_Data entries_
──────────────────────────────
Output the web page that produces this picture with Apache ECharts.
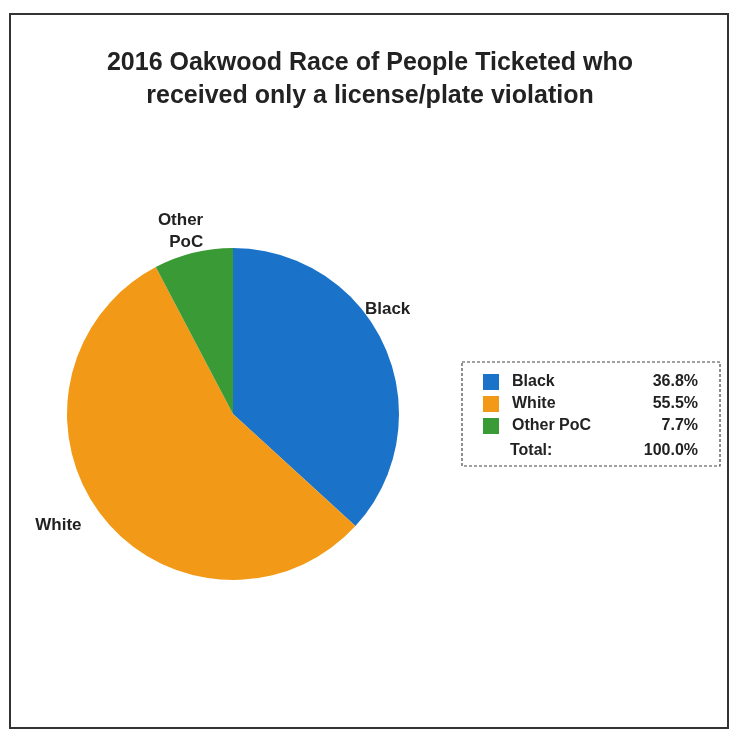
──────────────────────────────
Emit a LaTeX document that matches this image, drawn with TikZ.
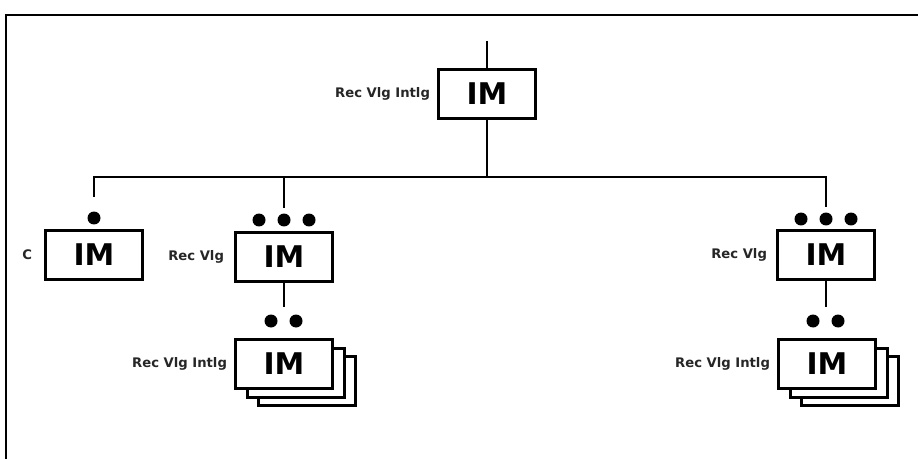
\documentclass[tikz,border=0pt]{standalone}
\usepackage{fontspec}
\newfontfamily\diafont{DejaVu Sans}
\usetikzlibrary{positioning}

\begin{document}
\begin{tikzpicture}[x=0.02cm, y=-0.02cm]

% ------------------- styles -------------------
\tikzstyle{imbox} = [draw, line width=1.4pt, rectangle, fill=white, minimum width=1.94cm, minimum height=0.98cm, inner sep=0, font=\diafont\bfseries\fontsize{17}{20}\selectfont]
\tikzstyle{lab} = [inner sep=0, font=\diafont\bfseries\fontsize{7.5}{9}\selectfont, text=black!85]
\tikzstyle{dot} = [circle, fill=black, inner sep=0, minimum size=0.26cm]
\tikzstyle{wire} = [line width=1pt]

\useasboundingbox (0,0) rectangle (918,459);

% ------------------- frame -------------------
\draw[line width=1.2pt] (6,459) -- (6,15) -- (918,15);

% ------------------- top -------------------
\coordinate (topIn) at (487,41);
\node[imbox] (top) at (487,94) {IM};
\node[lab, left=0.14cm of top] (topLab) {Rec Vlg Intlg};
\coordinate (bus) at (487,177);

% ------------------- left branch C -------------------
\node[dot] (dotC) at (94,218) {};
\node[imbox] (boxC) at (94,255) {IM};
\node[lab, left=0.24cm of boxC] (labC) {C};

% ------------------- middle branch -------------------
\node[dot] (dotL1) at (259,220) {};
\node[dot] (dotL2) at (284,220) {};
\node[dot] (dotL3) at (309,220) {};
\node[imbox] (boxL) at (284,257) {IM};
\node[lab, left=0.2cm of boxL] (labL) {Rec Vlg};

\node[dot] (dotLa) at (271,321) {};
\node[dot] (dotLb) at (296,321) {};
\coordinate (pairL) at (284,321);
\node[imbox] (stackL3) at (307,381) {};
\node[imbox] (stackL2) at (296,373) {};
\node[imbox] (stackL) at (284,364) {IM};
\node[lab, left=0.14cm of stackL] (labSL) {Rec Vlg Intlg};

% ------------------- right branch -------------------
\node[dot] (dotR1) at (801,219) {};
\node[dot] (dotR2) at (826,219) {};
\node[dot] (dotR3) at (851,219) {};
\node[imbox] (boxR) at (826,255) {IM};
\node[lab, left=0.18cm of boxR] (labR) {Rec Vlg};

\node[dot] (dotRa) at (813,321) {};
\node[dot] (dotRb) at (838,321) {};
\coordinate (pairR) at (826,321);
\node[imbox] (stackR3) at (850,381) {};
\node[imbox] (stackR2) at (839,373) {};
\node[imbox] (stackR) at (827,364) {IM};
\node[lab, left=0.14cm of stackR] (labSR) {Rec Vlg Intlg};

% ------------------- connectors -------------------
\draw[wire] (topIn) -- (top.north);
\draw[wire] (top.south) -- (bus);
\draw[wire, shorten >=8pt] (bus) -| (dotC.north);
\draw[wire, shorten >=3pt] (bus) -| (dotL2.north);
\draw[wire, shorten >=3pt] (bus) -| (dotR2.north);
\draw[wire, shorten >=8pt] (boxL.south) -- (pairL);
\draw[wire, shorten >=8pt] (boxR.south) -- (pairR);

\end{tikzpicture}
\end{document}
──────────────────────────────
_Stated task_
Every line from the one containing "Emit a LaTeX" to the one containing "(6,15) -- (918,15);" should be output exactly, both ends included. Nothing else goes in, and no pictures either.

_Response below_
Emit a LaTeX document that matches this image, drawn with TikZ.
\documentclass[tikz,border=0pt]{standalone}
\usepackage{fontspec}
\newfontfamily\diafont{DejaVu Sans}
\usetikzlibrary{positioning}

\begin{document}
\begin{tikzpicture}[x=0.02cm, y=-0.02cm]

% ------------------- styles -------------------
\tikzstyle{imbox} = [draw, line width=1.4pt, rectangle, fill=white, minimum width=1.94cm, minimum height=0.98cm, inner sep=0, font=\diafont\bfseries\fontsize{17}{20}\selectfont]
\tikzstyle{lab} = [inner sep=0, font=\diafont\bfseries\fontsize{7.5}{9}\selectfont, text=black!85]
\tikzstyle{dot} = [circle, fill=black, inner sep=0, minimum size=0.26cm]
\tikzstyle{wire} = [line width=1pt]

\useasboundingbox (0,0) rectangle (918,459);

% ------------------- frame -------------------
\draw[line width=1.2pt] (6,459) -- (6,15) -- (918,15);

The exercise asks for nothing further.